La Ville de Beauceville a rasé des milieux humides sans permis pour agrandir son parc industriel et versé illégalement plus de 2 millions de dollars à un organisme de développement industriel.

Ce sont les conclusions d’un rapport d’enquête de la Commission municipale du Québec (CMQ)1 rendu public lundi.

Souhaitant agrandir son parc industriel à la suite des inondations de 20192, Beauceville a contourné les autorisations et évaluations nécessaires pour acquérir des terrains en zone agricole et y faire une coupe à blanc « sur plusieurs hectares » au printemps dernier.

Le rapport souligne également qu’il est « particulièrement préoccupant » de ne pas avoir évalué sérieusement les conséquences de la destruction de milieux humides alors que ceux-ci contribuent à diminuer les risques d’inondations.

« Les milieux humides, le principe général, c’est qu’on veut en garder, parce qu’on en a déjà trop perdu partout » au Québec, déplore la biologiste Kim Marineau. Elle souligne que même lorsqu’une autorisation est délivrée et que des fonds sont prévus pour compenser la destruction de milieux humides, en pratique, les projets ne se concrétisent pas, comme l’a révélé La Presse3.

Beauceville s’expose à des poursuites judiciaires ainsi qu’à des sanctions administratives et pénales. Les amendes pour avoir contrevenu à la Loi sur la qualité de l’environnement vont de quelques milliers à quelques millions de dollars.

Dépense importante

La Ville a aussi procédé à « une importante dépense de fonds publics » pour un projet qui « était loin d’être acquis », observe-t-on.

La Ville a acquis trois terrains et signé une promesse d’achat pour un quatrième au coût total d’environ 850 000 $, « et ce, sans savoir si les terrains pourront réellement être utilisés à des fins industrielles ».

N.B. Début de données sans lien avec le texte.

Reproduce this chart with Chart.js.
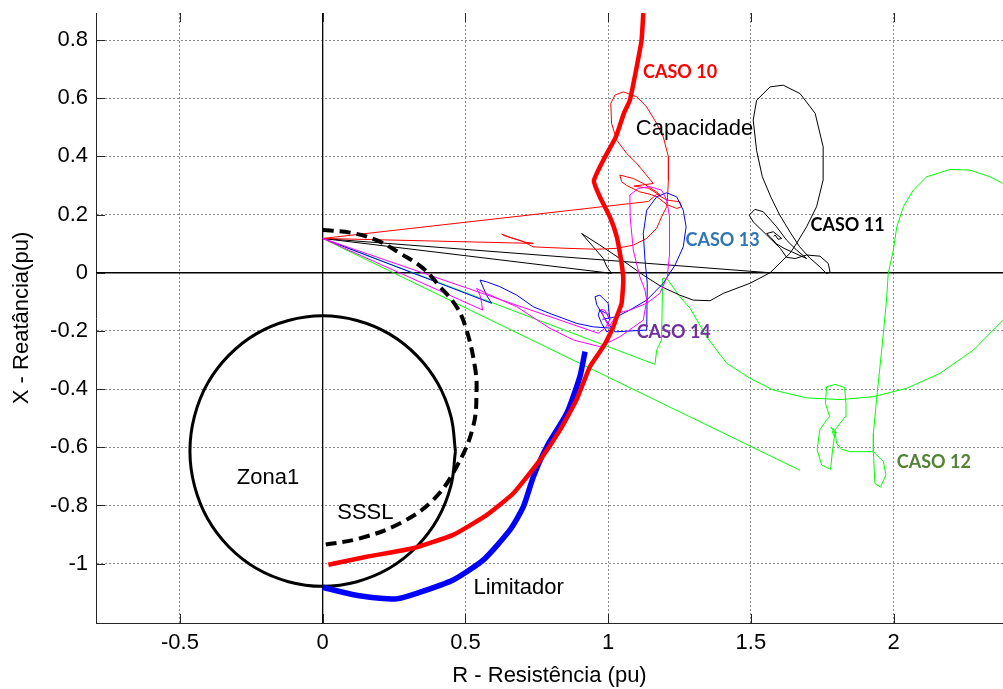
<!DOCTYPE html>
<html>
<head>
<meta charset="utf-8">
<script src="https://cdn.jsdelivr.net/npm/chart.js@4.4.0/dist/chart.umd.min.js"></script>
<style>
  body { margin: 0; background: #fff; }
  canvas { display: block; }
</style>
</head>
<body>
<canvas id="impedancePlot" width="1003" height="689"></canvas>
<script>
// axis ticks
const xTicks = [-0.5, 0, 0.5, 1, 1.5, 2];
const yTicks = [-1, -0.8, -0.6, -0.4, -0.2, 0, 0.2, 0.4, 0.6, 0.8];

// reference lines through the origin
const axisH = [[-0.794, 0], [2.383, 0]];
const axisV = [[0, -1.204], [0, 0.893]];

// Zona1 mho circle
const zona1 = [[0.465,-0.613],[0.449,-0.493],[0.403,-0.380],[0.329,-0.284],[0.233,-0.210],[0.120,-0.164],
  [0,-0.148],[-0.120,-0.164],[-0.233,-0.210],[-0.329,-0.284],[-0.403,-0.380],[-0.449,-0.493],
  [-0.465,-0.613],[-0.449,-0.733],[-0.403,-0.846],[-0.329,-0.942],[-0.233,-1.016],[-0.120,-1.062],
  [0,-1.078],[0.120,-1.062],[0.233,-1.016],[0.329,-0.942],[0.403,-0.846],[0.449,-0.733],[0.465,-0.613]];

// SSSL (dashed)
const sssl = [[0,0.147],[0.096,0.138],[0.189,0.112],[0.271,0.067],[0.352,0.015],[0.411,-0.048],[0.469,-0.117],
  [0.504,-0.197],[0.533,-0.322],[0.539,-0.403],[0.527,-0.529],[0.469,-0.667],[0.387,-0.781],
  [0.271,-0.861],[0.130,-0.913],[0,-0.936]];

// Limitador (thick blue)
const limitador = [[0,-1.081],[0.10,-1.105],[0.201,-1.119],[0.259,-1.121],[0.329,-1.102],[0.457,-1.056],
  [0.563,-0.987],[0.656,-0.884],[0.703,-0.804],[0.738,-0.701],[0.785,-0.598],[0.855,-0.483],
  [0.901,-0.357],[0.919,-0.271]];

// Capacidade (thick red)
const capacidade = [[0.02,-1.004],[0.154,-0.976],[0.317,-0.947],[0.457,-0.901],[0.574,-0.833],[0.668,-0.758],
  [0.761,-0.644],[0.831,-0.541],[0.889,-0.437],[0.936,-0.323],[0.983,-0.254],[1.018,-0.186],
  [1.030,-0.151],[1.047,-0.105],[1.053,-0.025],[1.047,0.032],[1.030,0.124],[1.006,0.192],
  [0.971,0.261],[0.950,0.316],[0.983,0.387],[1.027,0.467],[1.055,0.548],[1.076,0.593],
  [1.100,0.708],[1.117,0.800],[1.123,0.893]];

// CASO 10 (thin red)
const caso10 = [[0,0.118],[1.141,0.245],[1.170,0.270],[1.205,0.250],[1.251,0.244],[1.257,0.227],[1.240,0.221],
  [1.205,0.235],[1.170,0.262],[1.146,0.270],[1.111,0.278],[1.065,0.300],[1.047,0.313],[1.041,0.336],
  [1.088,0.324],[1.123,0.307],[1.170,0.278],[1.181,0.267],[1.140,0.291],[1.090,0.298],[1.158,0.307],
  [1.129,0.342],[1.100,0.376],[1.065,0.410],[1.030,0.456],[1.012,0.513],[1.009,0.582],[1.024,0.611],
  [1.053,0.622],[1.100,0.605],[1.135,0.570],[1.170,0.513],[1.193,0.467],[1.211,0.399],[1.211,0.319],
  [1.208,0.260],[1.205,0.227],[1.187,0.192],[1.170,0.153],[1.135,0.118],[1.088,0.095],[1.030,0.084],
  [0.960,0.081],[0.855,0.084],[0.738,0.089],[0.700,0.108],[0.660,0.120],[0.627,0.133],[0.635,0.128],
  [0.670,0.118],[0.710,0.105],[0.738,0.101],[0,0.118]];

// CASO 11 (thin black)
const caso11a = [[0,0.118],[1.567,0.0]];
const caso11b = [[0,0.118],[1.012,-0.002],[0.995,0.021],[0.983,0.049],[0.948,0.089],[0.907,0.135],
  [0.971,0.095],[1.041,0.049],[1.123,-0.008],[1.187,-0.048],[1.251,-0.077],[1.298,-0.094],[1.357,-0.096],
  [1.403,-0.071],[1.497,-0.036],[1.567,0.0],[1.637,0.067],[1.660,0.101],[1.695,0.158],[1.730,0.227],
  [1.753,0.319],[1.753,0.433],[1.725,0.548],[1.672,0.616],[1.613,0.645],[1.567,0.639],[1.520,0.593],
  [1.508,0.525],[1.520,0.420],[1.540,0.330],[1.570,0.260],[1.600,0.200],[1.637,0.140],[1.670,0.090],
  [1.707,0.050],[1.742,0.020],[1.765,-0.003],[1.777,0.003],[1.771,0.032],[1.742,0.057],[1.695,0.061],
  [1.655,0.049],[1.625,0.053],[1.603,0.084],[1.555,0.130],[1.508,0.175],[1.494,0.198],[1.514,0.218],
  [1.543,0.210],[1.590,0.158],[1.625,0.112],[1.660,0.078],[1.695,0.049],[1.616,0.084],[1.590,0.099],
  [1.569,0.122],[1.555,0.135],[1.578,0.141],[1.608,0.118],[1.595,0.115],[1.585,0.130],[1.580,0.125]];

// CASO 12 (thin green)
const caso12a = [[0,0.118],[1.672,-0.679]];
const caso12b = [[0,0.118],[1.164,-0.315],[1.170,-0.266],[1.187,-0.231],[1.191,-0.019],[1.205,-0.019],
  [1.251,-0.082],[1.287,-0.122],[1.345,-0.220],[1.415,-0.311],[1.497,-0.363],[1.578,-0.403],
  [1.695,-0.430],[1.812,-0.436],[1.929,-0.426],[2.046,-0.397],[2.162,-0.346],[2.279,-0.266],
  [2.383,-0.163],[2.450,-0.050],[2.470,0.150],[2.450,0.260],[2.383,0.307],[2.337,0.330],[2.267,0.353],
  [2.197,0.355],[2.116,0.330],[2.069,0.284],[2.034,0.227],[2.011,0.158],[1.999,0.078],[1.981,-0.002],
  [1.975,-0.094],[1.964,-0.208],[1.952,-0.323],[1.940,-0.437],[1.929,-0.552],[1.929,-0.615],
  [1.934,-0.724],[1.954,-0.737],[1.973,-0.695],[1.964,-0.649],[1.929,-0.615],[1.847,-0.615],
  [1.818,-0.607],[1.800,-0.586],[1.794,-0.541],[1.830,-0.495],[1.833,-0.449],[1.828,-0.394],
  [1.795,-0.384],[1.765,-0.392],[1.761,-0.449],[1.776,-0.495],[1.765,-0.506],[1.741,-0.541],
  [1.732,-0.609],[1.748,-0.661],[1.779,-0.676],[1.786,-0.609],[1.794,-0.552],[1.780,-0.530],
  [1.800,-0.550],[1.785,-0.545],[1.790,-0.560]];

// CASO 13 (thin blue)
const caso13 = [[0,0.118],[0.592,-0.105],[0.574,-0.077],[0.551,-0.025],[0.574,-0.031],[0.621,-0.048],
  [0.680,-0.077],[0.738,-0.117],[0.796,-0.140],[0.890,-0.174],[0.948,-0.186],[1.018,-0.191],[0.995,-0.203],
  [0.977,-0.174],[0.965,-0.145],[0.971,-0.128],[0.995,-0.140],[1.006,-0.163],[1.000,-0.105],[0.971,-0.077],
  [0.954,-0.082],[0.960,-0.110],[0.990,-0.160],[1.012,-0.190],[1.024,-0.203],[1.135,-0.197],[1.137,-0.036],
  [1.129,0.044],[1.123,0.135],[1.135,0.215],[1.170,0.261],[1.205,0.275],[1.240,0.261],[1.263,0.215],
  [1.273,0.158],[1.263,0.089],[1.234,0.026],[1.193,-0.036],[1.135,-0.094],[1.076,-0.128],[1.030,-0.151],
  [0.980,-0.160]];

// CASO 14 (thin magenta)
const caso14 = [[0,0.118],[0.965,-0.208],[0.990,-0.190],[1.006,-0.160],[0.990,-0.130],[0.975,-0.125],
  [0.985,-0.155],[1.003,-0.185],[1.020,-0.160],[1.030,-0.140],[1.076,-0.128],[1.135,-0.105],[1.181,-0.071],
  [1.207,-0.014],[1.214,0.055],[1.216,0.124],[1.214,0.192],[1.205,0.250],[1.187,0.284],[1.146,0.296],
  [1.105,0.290],[1.076,0.267],[1.077,0.192],[1.088,0.078],[1.111,-0.014],[1.129,-0.060],[1.135,-0.094],
  [1.123,-0.163],[1.041,-0.220],[0.971,-0.254],[0.878,-0.231],[0.796,-0.191],[0.680,-0.117],[0.574,-0.071],
  [0.539,-0.054],[0.551,-0.077],[0.557,-0.105],[0.560,-0.128],[0,0.118]];

// text annotations (data coordinates, left edge / vertical centre)
const notes = [
  { text: 'CASO 10', x: 1.122, y: 0.690, color: '#ff0000', bold: true },
  { text: 'Capacidade', x: 1.097, y: 0.494, color: '#000000', bold: false },
  { text: 'CASO 11', x: 1.709, y: 0.164, color: '#000000', bold: true },
  { text: 'CASO 13', x: 1.271, y: 0.112, color: '#2e75b6', bold: true },
  { text: 'CASO 14', x: 1.100, y: -0.203, color: '#7030a0', bold: true },
  { text: 'CASO 12', x: 2.011, y: -0.652, color: '#548235', bold: true },
  { text: 'Zona1', x: -0.301, y: -0.707, color: '#000000', bold: false },
  { text: 'SSSL', x: 0.051, y: -0.827, color: '#000000', bold: false },
  { text: 'Limitador', x: 0.528, y: -1.085, color: '#000000', bold: false }
];

const FONT = '"Liberation Sans", Arial, sans-serif';

function pts(arr) {
  return arr.map(p => ({ x: p[0], y: p[1] }));
}

function trace(arr, color, width, extra) {
  return Object.assign({
    data: pts(arr),
    borderColor: color,
    backgroundColor: color,
    borderWidth: width,
    showLine: true,
    pointRadius: 0,
    fill: false,
    tension: 0,
    borderJoinStyle: 'round'
  }, extra || {});
}

// inward MATLAB-style ticks and the text labels
const extrasPlugin = {
  id: 'extras',
  afterDatasetsDraw(chart) {
    const { ctx, chartArea, scales } = chart;
    const x = scales.x, y = scales.y;
    ctx.save();
    ctx.strokeStyle = '#262626';
    ctx.lineWidth = 1;
    ctx.beginPath();
    xTicks.forEach(v => {
      const px = Math.round(x.getPixelForValue(v)) + 0.5;
      ctx.moveTo(px, chartArea.bottom);
      ctx.lineTo(px, chartArea.bottom - 9);
      ctx.moveTo(px, chartArea.top);
      ctx.lineTo(px, chartArea.top + 9);
    });
    yTicks.forEach(v => {
      const py = Math.round(y.getPixelForValue(v)) + 0.5;
      ctx.moveTo(chartArea.left, py);
      ctx.lineTo(chartArea.left + 9, py);
    });
    ctx.stroke();

    ctx.textAlign = 'left';
    ctx.textBaseline = 'middle';
    notes.forEach(n => {
      ctx.font = n.bold ? 'bold 18px Lato, sans-serif' : '22px ' + FONT;
      ctx.fillStyle = n.color;
      ctx.fillText(n.text, x.getPixelForValue(n.x), y.getPixelForValue(n.y));
    });
    ctx.restore();
  }
};

const ctx = document.getElementById('impedancePlot').getContext('2d');
new Chart(ctx, {
  type: 'scatter',
  data: {
    datasets: [
      trace(axisH, '#000000', 1.3, { order: 9 }),
      trace(axisV, '#000000', 1.3, { order: 9 }),
      trace(caso12a, '#00ff00', 1, { order: 8 }),
      trace(caso12b, '#00ff00', 1, { order: 8 }),
      trace(caso11a, '#000000', 1, { order: 7 }),
      trace(caso11b, '#000000', 1, { order: 7 }),
      trace(caso10, '#ff0000', 1, { order: 6 }),
      trace(caso13, '#0000ff', 1, { order: 5 }),
      trace(caso14, '#ff00ff', 1, { order: 4 }),
      trace(zona1, '#000000', 3, { order: 3, tension: 0.4 }),
      trace(sssl, '#000000', 4, { order: 3, tension: 0.4, borderDash: [11, 6] }),
      trace(limitador, '#0000ff', 5.5, { order: 2, tension: 0.2 }),
      trace(capacidade, '#ff0000', 4.5, { order: 1, tension: 0.15 })
    ]
  },
  options: {
    responsive: false,
    animation: false,
    devicePixelRatio: 1,
    layout: { padding: { top: 13, left: 0, right: 0, bottom: 0 } },
    plugins: {
      legend: { display: false },
      tooltip: { enabled: false }
    },
    scales: {
      x: {
        type: 'linear',
        position: 'bottom',
        min: -0.794,
        max: 2.383,
        afterBuildTicks: s => { s.ticks = xTicks.map(v => ({ value: v })); },
        afterFit: s => { s.height = 66; s.paddingLeft = 0; s.paddingRight = 0; },
        grid: { color: '#8c8c8c', lineWidth: 1, drawTicks: false },
        border: { display: true, color: '#262626', width: 1, dash: [2, 2] },
        ticks: {
          padding: 7,
          color: '#000',
          font: { family: FONT, size: 22 },
          maxRotation: 0,
          callback: v => String(v)
        },
        title: {
          display: true,
          text: 'R - Resistência (pu)',
          color: '#000',
          font: { family: FONT, size: 22 },
          padding: { top: 0, bottom: 0 }
        }
      },
      y: {
        type: 'linear',
        position: 'left',
        min: -1.204,
        max: 0.893,
        afterBuildTicks: s => { s.ticks = yTicks.map(v => ({ value: v })); },
        afterFit: s => { s.width = 96; s.paddingTop = 0; s.paddingBottom = 0; },
        grid: { color: '#8c8c8c', lineWidth: 1, drawTicks: false },
        border: { display: true, color: '#262626', width: 1, dash: [2, 2] },
        ticks: {
          padding: 8,
          color: '#000',
          font: { family: FONT, size: 22 },
          callback: v => String(v)
        },
        title: {
          display: true,
          text: 'X - Reatância(pu)',
          color: '#000',
          font: { family: FONT, size: 22 },
          padding: { top: 9, bottom: 0 }
        }
      }
    }
  },
  plugins: [extrasPlugin]
});
</script>
</body>
</html>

La présence de milieux humides était connue, mais « il appert que, pour accélérer la démarche, les étapes de cheminement du projet d’agrandissement du parc industriel n’ont pas été respectées », peut-on lire dans le rapport.

Le maire blâmé

La CMQ blâme notamment le maire François Veilleux et le directeur général Serge Vallée, qui ont « commis des actes répréhensibles ». Le maire, absent pour des raisons de santé, n’a pas répondu à une demande d’entrevue de La Presse. Le directeur général a dirigé La Presse vers le maire suppléant, Patrick Mathieu, qui a refusé de répondre à nos questions.

« Moi, j’ai collaboré dans le rapport, mais je n’avais pas tous les tenants et aboutissants de ce rapport, ça fait que je l’étudie, je l’épluche, j’en prends connaissance », a déclaré M. Mathieu. « À très court terme, la Ville va émettre des commentaires ou se mettre disponible pour répondre à des questions sous forme d’une conférence », a-t-il assuré.

En outre, la CMQ a appris l’existence d’un programme de subventions pour la construction et la rénovation résidentielles, commerciales et industrielles qui permet aux propriétaires d’obtenir un remboursement de taxes foncières. Un autre programme prévoit le remboursement à de nouvelles entreprises locataires d’une partie des coûts de location.

La Ville a versé plus de 2 millions de dollars depuis 2016 dans le cadre de ces programmes, gérés par la Corporation de développement industriel de Beauceville (CDIB).

Ces versements « sont illégaux », tranche la CMQ, puisqu’aucune disposition législative ne les autorise, l’aide financière aux organismes par les villes étant strictement encadrée.

Le conseil municipal a décidé de cesser « tout transfert de fonds relatifs à de nouvelles ententes » à la CDIB le 3 octobre dernier. Mais le montant total « pourrait atteindre 3,7 millions de dollars en 2026 si les subventions devaient être accordées pour les projets en cours » à cette date, souligne le rapport, qui recommande d’y mettre fin immédiatement.

La CMQ recommande aussi à Beauceville de suivre les étapes appropriées pour son projet d’agrandissement du parc industriel et de faire les demandes d’autorisation qui s’imposent.

Un « suivi des mesures correctrices mises en place » doit être fait d’ici le 1er mai 2023.

1. Consultez le rapport de la CMQ 2. Lisez l’article « Inondations : 100 édifices de Beauceville pourraient être démolis » 3. Lisez l’article « Compensations pour la destruction de milieux humides : près de 100 millions dorment à Québec »
En savoir plus
  • 15 000 $ à 3 000 000 $
    Les amendes prévues par la Loi sur la qualité de l’environnement pour les personnes morales qui réalisent certains projets sans autorisation, comme l’a fait Beauceville.
    Source : Loi sur la qualité de l’environnement, article 115.31.